E nessa busca no corpo alheio vai existindo de tudo. Procuram-se mamilos, nudez, o cheiro, o toque, o emaranhamento de pernas e braços, há uma obsessão em saber todos os cantos do outro. Dos outros. E isto traz curiosidade, brincadeira, generosidade: “Acho que os performers estão nestes tópicos, portanto, nas suas próprias palavras, eles estão a explorar a criança não contaminada, a pele alheia, a nudez. Sim, acho que é físico e obsessivo, o que é possível para outro corpo, noutro corpo, nesse sentido também há muita brincadeira… Não sei, esta coisa da carne humana e dos corpos, não sei, depois também me parece que se explorar o que é OK e o que não é OK, o fantasma do conservadorismo, não sei, é escorregadio, é contra o medo, mas isto tudo sem ser demasiado agressivo ou desrespeitoso. Acho até que há uma generosidade, um empoderamento para cada um”, explica a coreógrafa.

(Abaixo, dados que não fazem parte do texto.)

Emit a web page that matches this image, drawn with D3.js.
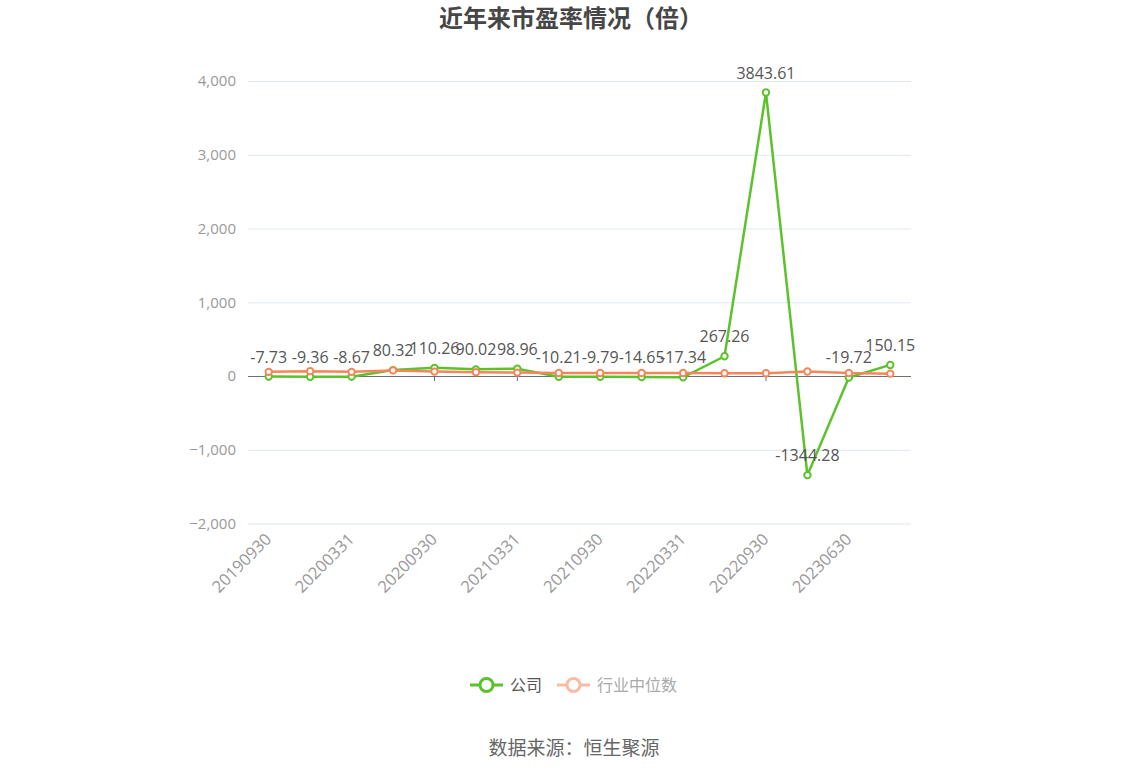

Como é habitual no trabalho de Meg Stuart, isto não é só dança nem é só teatro. Nem é só as duas ao mesmo tempo. Os cruzamentos artísticos com outras áreas são uma constante na sua obra, da pintura ao vídeo. Aqui volta a ser a música. Samuel Halscheidt, Marc Lohr e Stefan Rusconi, os músicos de serviço, são, para Meg, parte essencial do espectáculo. E não falamos só da música que criam, é que todos têm momentos na performance, um deles chega mesmo a jogar às chapadas com dois performers e quando dizemos às chapadas não é na cara, é nas costas, no peito, no rabo: “Diria que está a meio caminho entre uma banda incómoda e irritante e um trio de jazz. E eles dançam e participam e às vezes não sabemos quem são os performers e a banda. Eles estiveram inteiramente no processo e isso torna a coisa muito única. É a primeira vez que tenho três músicos e uma performance live, é um elemento com bastante peso, conduz o espectáculo e também há espaço para improvisações ao vivo, é livre. Cria espaço, paisagem sonora e possibilidades”.

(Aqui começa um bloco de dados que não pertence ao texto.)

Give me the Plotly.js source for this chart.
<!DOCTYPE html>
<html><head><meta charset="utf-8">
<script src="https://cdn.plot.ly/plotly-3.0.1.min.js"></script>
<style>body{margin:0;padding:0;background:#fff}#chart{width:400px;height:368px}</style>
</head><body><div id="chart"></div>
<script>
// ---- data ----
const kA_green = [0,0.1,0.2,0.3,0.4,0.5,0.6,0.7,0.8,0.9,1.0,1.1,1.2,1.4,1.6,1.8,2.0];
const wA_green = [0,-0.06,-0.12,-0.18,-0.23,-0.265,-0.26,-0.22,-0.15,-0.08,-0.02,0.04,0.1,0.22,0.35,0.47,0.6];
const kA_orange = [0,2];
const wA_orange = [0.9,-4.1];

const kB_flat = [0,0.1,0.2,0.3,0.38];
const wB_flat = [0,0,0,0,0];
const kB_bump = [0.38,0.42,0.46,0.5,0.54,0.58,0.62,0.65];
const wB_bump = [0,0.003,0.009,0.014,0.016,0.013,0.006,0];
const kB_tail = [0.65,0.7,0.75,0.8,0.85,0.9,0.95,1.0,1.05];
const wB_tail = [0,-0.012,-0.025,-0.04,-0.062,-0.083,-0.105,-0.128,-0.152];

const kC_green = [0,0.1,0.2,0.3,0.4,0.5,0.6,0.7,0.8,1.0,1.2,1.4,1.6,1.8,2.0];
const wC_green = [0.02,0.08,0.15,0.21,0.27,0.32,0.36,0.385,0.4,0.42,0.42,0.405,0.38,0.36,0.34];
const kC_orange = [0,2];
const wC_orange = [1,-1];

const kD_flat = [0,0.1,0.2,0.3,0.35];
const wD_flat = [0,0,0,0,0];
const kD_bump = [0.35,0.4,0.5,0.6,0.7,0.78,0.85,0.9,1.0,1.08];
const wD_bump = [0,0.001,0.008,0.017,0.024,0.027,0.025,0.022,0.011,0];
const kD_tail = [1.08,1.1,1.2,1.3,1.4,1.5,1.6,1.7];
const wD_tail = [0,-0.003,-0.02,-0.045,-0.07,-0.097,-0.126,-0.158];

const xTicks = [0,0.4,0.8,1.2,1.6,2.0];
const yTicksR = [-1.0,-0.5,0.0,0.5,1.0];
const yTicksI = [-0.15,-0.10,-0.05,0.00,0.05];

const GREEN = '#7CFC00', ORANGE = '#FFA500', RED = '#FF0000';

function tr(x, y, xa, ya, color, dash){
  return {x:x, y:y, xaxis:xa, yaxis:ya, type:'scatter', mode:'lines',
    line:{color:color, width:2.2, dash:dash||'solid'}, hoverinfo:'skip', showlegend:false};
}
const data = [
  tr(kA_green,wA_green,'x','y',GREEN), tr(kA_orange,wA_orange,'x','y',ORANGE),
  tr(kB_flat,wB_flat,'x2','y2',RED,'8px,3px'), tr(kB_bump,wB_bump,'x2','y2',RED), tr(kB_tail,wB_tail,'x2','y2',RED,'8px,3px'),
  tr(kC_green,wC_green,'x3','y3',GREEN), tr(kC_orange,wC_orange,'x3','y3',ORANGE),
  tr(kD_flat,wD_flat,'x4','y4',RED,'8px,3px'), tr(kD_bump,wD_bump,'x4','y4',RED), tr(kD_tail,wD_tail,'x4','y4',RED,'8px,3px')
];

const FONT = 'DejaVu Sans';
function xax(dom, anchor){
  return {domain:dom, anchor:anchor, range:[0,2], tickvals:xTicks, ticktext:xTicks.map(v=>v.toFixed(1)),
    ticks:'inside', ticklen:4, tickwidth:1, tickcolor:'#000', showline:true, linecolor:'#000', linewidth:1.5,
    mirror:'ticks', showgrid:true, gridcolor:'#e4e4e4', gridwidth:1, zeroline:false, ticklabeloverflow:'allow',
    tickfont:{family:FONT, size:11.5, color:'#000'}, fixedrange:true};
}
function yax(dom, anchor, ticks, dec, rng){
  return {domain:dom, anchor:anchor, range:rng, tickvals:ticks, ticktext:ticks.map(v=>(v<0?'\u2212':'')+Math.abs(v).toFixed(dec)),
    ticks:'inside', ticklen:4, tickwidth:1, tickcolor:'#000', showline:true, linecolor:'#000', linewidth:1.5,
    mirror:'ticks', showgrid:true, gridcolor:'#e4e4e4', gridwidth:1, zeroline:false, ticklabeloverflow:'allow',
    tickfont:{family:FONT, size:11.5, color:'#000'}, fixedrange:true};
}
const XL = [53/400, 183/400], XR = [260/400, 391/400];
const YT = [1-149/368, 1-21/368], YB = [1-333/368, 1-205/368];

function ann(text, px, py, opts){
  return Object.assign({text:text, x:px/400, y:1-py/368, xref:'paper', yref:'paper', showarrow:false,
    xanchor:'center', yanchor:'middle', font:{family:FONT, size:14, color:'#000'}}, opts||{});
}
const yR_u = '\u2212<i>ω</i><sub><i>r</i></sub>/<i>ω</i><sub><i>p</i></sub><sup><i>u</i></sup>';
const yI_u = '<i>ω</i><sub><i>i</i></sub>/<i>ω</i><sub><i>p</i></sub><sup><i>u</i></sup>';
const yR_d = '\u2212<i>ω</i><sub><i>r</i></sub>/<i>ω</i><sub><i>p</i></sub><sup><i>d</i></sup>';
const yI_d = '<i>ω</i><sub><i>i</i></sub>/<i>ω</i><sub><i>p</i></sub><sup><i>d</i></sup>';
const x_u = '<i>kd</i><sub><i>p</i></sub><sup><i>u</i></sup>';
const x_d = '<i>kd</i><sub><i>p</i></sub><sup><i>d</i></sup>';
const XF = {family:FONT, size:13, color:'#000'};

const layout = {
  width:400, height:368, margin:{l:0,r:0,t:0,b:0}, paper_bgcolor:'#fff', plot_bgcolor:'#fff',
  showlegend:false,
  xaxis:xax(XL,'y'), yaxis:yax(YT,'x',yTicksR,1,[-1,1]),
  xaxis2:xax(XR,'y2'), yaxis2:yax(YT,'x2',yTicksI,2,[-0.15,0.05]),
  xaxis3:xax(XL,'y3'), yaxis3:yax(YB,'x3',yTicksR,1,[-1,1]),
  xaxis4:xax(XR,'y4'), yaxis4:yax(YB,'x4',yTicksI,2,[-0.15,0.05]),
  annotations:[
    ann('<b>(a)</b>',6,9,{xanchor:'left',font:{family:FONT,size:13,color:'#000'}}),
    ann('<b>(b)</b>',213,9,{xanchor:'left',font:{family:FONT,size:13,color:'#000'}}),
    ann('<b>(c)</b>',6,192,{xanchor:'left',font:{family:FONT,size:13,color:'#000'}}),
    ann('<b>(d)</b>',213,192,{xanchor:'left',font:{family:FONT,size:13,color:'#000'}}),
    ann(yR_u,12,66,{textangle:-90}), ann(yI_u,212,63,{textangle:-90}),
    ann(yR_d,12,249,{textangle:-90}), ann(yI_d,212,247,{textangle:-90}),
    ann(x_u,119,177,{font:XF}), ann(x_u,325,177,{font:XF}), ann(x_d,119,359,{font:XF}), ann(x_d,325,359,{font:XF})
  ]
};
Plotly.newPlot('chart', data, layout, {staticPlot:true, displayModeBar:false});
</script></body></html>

E as possibilidades, em “Until Our Hearts Stop” – já agora um elogio ao nome, a coisa parece mesmo que às tantas pode provocar enfarte – são infinitas. Por exemplo, um performer que se coloca junto ao piano, meio que a falar com o pianista, a perguntar se consegue ver a sua mãe na plateia, que preferia que ela não estivesse lá, e depois desata a tomar considerações sobre uma ideia de aborrecimento; ou seja, não há música, é só um performer a sussurrar e como isso deve estar a entediar profundamente o público. A expectativa, o isto-agora-vai-virar-este-tipo-de-espectáculo, está lá muito. Mas, mais do que esse jogo todo, mais do que essas camadas, este pode ser um espectáculo sobre como o mundo não é, sobre como as pessoas não se relacionam, infelizmente:

“Sim, talvez possa ser um exemplo de como o mundo não é, talvez, existem demasiadas barreiras e medo, há demasiado stress, parece-me que se está a pedir se podemos voltar um bocado atrás, a outro sítio, onde isto não era tudo assim. Mas, no limite, é uma investigação coreográfica com palavras e movimentos e corpos e espaço e é um híbrido estranho entre dança e teatro. É construído na surpresa, ou seja, durante o espectáculo vais pensando ‘ó não, agora vai ser este tipo de espectáculo’, mas nunca vai por aí, não chega a ir, é bastante sem regras nesse sentido, achas que vai por ali, dá a ideia que vai, mas depois não vai”.

Nem ele, nem nós, nem o mundo. Ninguém vai.